## [Prompt]
Exactly the lines from the one with "Generate a Python" to the one with "first_center = 81", both included, are to be printed again; leave out the rest.

## [Records shown]
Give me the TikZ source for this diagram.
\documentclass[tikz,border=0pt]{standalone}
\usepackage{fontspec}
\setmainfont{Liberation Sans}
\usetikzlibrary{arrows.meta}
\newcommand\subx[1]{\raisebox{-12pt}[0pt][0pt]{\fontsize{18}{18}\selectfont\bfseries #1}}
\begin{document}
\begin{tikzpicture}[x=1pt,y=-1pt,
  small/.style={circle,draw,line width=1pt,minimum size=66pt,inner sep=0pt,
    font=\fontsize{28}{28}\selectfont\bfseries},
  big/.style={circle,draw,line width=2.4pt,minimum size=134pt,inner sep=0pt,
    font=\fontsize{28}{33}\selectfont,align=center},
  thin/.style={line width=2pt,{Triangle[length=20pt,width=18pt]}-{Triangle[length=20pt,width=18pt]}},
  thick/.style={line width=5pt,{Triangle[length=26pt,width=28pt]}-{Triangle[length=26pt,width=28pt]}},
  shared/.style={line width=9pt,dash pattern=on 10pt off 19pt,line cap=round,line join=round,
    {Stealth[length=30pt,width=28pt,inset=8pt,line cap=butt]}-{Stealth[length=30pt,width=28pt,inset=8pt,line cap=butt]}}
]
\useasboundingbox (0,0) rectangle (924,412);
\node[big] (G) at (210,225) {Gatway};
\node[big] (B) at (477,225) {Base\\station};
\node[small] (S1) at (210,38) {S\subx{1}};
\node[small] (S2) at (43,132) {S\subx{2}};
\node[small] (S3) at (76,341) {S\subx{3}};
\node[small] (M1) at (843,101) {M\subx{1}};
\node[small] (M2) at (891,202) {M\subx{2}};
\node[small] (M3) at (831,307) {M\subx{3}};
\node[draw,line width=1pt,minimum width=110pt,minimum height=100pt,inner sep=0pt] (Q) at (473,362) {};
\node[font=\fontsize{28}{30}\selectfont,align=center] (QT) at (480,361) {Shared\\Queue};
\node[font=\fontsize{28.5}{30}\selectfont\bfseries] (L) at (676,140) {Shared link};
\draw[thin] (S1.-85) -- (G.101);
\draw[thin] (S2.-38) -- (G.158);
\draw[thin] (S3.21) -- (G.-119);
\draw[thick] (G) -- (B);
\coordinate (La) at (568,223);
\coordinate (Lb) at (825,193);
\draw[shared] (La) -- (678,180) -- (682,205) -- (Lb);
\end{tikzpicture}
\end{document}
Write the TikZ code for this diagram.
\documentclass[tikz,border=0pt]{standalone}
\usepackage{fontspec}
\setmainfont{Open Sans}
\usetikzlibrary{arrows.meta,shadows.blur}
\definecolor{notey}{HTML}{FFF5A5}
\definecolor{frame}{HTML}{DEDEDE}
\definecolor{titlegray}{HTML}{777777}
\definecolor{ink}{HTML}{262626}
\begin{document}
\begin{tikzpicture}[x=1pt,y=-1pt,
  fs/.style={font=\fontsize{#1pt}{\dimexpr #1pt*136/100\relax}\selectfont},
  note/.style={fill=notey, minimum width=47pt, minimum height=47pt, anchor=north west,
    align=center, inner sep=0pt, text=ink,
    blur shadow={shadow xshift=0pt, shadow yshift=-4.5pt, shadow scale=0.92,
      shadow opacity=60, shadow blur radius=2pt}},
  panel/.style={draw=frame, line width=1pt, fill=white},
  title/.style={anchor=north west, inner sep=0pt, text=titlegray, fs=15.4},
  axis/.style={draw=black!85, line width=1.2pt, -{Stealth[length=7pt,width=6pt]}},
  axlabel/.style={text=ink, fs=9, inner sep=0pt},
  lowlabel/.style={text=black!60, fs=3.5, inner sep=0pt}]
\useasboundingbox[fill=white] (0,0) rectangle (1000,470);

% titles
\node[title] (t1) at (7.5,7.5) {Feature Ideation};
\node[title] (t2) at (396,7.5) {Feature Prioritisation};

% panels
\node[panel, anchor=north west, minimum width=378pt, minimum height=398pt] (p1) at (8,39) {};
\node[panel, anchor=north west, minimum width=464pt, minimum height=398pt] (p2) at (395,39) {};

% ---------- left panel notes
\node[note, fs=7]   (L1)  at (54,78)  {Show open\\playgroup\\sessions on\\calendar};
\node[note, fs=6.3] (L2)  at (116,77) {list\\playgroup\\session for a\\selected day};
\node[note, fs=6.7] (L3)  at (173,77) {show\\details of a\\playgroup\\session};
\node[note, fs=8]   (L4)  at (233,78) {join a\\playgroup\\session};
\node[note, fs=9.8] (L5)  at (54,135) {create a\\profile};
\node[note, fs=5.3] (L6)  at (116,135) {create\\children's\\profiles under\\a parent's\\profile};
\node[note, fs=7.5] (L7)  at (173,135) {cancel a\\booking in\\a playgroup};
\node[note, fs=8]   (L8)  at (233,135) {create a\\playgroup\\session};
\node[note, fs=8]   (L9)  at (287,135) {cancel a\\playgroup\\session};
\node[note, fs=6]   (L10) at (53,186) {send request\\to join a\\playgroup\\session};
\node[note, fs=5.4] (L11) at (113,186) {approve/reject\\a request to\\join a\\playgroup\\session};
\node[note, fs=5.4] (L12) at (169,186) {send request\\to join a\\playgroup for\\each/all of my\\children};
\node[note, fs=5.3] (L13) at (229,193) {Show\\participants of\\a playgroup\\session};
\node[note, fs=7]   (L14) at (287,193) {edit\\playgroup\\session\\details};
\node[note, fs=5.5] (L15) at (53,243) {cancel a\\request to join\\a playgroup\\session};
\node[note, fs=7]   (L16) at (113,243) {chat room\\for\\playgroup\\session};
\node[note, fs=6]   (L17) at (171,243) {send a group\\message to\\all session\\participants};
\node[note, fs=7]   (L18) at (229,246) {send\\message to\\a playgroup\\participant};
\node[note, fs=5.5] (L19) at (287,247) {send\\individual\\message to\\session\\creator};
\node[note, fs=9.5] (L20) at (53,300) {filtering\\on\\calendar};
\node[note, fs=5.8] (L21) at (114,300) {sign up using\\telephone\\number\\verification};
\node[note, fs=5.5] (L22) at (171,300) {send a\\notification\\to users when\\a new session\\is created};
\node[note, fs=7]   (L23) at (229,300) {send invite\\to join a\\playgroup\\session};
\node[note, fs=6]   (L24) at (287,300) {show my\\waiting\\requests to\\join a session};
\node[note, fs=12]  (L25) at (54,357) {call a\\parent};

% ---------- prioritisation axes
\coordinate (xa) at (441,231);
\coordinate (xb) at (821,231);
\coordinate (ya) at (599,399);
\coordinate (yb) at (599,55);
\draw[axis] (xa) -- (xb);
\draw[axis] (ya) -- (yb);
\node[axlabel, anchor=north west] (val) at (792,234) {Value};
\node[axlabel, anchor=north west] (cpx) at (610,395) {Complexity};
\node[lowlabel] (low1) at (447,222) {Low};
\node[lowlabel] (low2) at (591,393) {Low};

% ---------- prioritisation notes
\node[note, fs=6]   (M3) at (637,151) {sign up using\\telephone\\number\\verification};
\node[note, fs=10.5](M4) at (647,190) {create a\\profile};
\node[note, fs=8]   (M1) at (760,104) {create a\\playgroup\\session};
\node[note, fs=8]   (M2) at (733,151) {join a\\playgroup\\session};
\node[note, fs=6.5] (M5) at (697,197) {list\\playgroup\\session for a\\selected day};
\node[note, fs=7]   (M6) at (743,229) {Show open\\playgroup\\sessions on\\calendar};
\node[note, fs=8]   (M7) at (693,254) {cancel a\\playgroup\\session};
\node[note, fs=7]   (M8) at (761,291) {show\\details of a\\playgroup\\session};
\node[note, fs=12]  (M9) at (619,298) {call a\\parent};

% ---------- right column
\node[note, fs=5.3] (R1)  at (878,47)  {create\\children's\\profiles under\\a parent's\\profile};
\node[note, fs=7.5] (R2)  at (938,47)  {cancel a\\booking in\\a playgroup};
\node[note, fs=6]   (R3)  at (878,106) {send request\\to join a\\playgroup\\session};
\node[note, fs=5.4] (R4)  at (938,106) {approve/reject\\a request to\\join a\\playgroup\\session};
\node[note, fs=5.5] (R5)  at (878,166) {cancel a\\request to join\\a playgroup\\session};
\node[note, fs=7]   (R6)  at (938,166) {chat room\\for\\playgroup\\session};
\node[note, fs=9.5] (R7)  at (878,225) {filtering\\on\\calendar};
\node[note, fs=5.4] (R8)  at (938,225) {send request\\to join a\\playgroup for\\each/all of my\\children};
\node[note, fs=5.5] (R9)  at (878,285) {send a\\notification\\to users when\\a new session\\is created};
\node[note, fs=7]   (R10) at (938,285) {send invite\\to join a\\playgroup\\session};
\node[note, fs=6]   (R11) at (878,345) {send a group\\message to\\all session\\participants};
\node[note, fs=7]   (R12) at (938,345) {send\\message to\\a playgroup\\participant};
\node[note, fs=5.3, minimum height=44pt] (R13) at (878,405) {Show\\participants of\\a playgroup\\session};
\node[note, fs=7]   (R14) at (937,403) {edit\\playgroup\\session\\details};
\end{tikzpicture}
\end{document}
==
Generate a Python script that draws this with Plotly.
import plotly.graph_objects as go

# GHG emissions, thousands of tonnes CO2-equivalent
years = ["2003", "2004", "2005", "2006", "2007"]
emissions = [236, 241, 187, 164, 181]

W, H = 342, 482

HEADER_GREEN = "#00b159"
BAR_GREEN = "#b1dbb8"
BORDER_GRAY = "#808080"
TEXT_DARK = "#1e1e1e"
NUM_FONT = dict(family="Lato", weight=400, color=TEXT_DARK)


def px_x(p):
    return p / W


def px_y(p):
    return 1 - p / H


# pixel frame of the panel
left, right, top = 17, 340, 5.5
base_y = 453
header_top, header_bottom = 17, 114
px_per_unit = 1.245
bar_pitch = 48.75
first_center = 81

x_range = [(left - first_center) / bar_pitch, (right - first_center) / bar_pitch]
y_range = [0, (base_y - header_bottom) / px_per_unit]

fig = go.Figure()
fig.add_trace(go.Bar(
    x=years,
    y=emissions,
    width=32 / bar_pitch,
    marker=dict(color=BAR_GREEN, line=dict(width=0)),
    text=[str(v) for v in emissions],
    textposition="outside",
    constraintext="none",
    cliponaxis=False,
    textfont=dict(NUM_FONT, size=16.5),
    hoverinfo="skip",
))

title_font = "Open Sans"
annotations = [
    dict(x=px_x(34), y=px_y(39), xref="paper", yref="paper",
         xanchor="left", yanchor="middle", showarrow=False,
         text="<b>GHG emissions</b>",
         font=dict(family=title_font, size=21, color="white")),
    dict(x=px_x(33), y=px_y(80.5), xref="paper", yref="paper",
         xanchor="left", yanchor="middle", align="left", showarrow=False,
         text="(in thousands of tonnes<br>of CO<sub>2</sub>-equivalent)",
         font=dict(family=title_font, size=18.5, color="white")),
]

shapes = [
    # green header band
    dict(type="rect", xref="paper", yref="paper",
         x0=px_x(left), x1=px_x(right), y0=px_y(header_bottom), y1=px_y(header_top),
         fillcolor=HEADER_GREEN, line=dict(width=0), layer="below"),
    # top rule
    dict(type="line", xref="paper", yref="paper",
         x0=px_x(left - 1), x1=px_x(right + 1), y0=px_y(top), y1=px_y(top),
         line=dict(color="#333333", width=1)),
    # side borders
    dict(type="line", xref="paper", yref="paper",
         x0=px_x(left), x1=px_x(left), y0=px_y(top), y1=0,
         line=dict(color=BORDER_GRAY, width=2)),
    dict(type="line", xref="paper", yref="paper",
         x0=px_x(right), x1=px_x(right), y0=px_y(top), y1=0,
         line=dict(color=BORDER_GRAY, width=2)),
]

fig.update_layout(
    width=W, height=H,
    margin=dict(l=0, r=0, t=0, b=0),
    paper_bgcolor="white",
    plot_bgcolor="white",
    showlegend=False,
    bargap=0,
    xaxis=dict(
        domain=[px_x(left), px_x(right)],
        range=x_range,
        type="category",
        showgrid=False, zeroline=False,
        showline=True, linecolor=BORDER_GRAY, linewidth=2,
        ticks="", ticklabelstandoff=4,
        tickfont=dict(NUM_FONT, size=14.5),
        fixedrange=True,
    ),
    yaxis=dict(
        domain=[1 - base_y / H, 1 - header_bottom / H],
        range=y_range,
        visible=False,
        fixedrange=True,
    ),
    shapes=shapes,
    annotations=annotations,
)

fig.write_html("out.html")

## [Answer to this problem]
Generate a Python script that draws this with Plotly.
import plotly.graph_objects as go

# GHG emissions, thousands of tonnes CO2-equivalent
years = ["2003", "2004", "2005", "2006", "2007"]
emissions = [236, 241, 187, 164, 181]

W, H = 342, 482

HEADER_GREEN = "#00b159"
BAR_GREEN = "#b1dbb8"
BORDER_GRAY = "#808080"
TEXT_DARK = "#1e1e1e"
NUM_FONT = dict(family="Lato", weight=400, color=TEXT_DARK)


def px_x(p):
    return p / W


def px_y(p):
    return 1 - p / H


# pixel frame of the panel
left, right, top = 17, 340, 5.5
base_y = 453
header_top, header_bottom = 17, 114
px_per_unit = 1.245
bar_pitch = 48.75
first_center = 81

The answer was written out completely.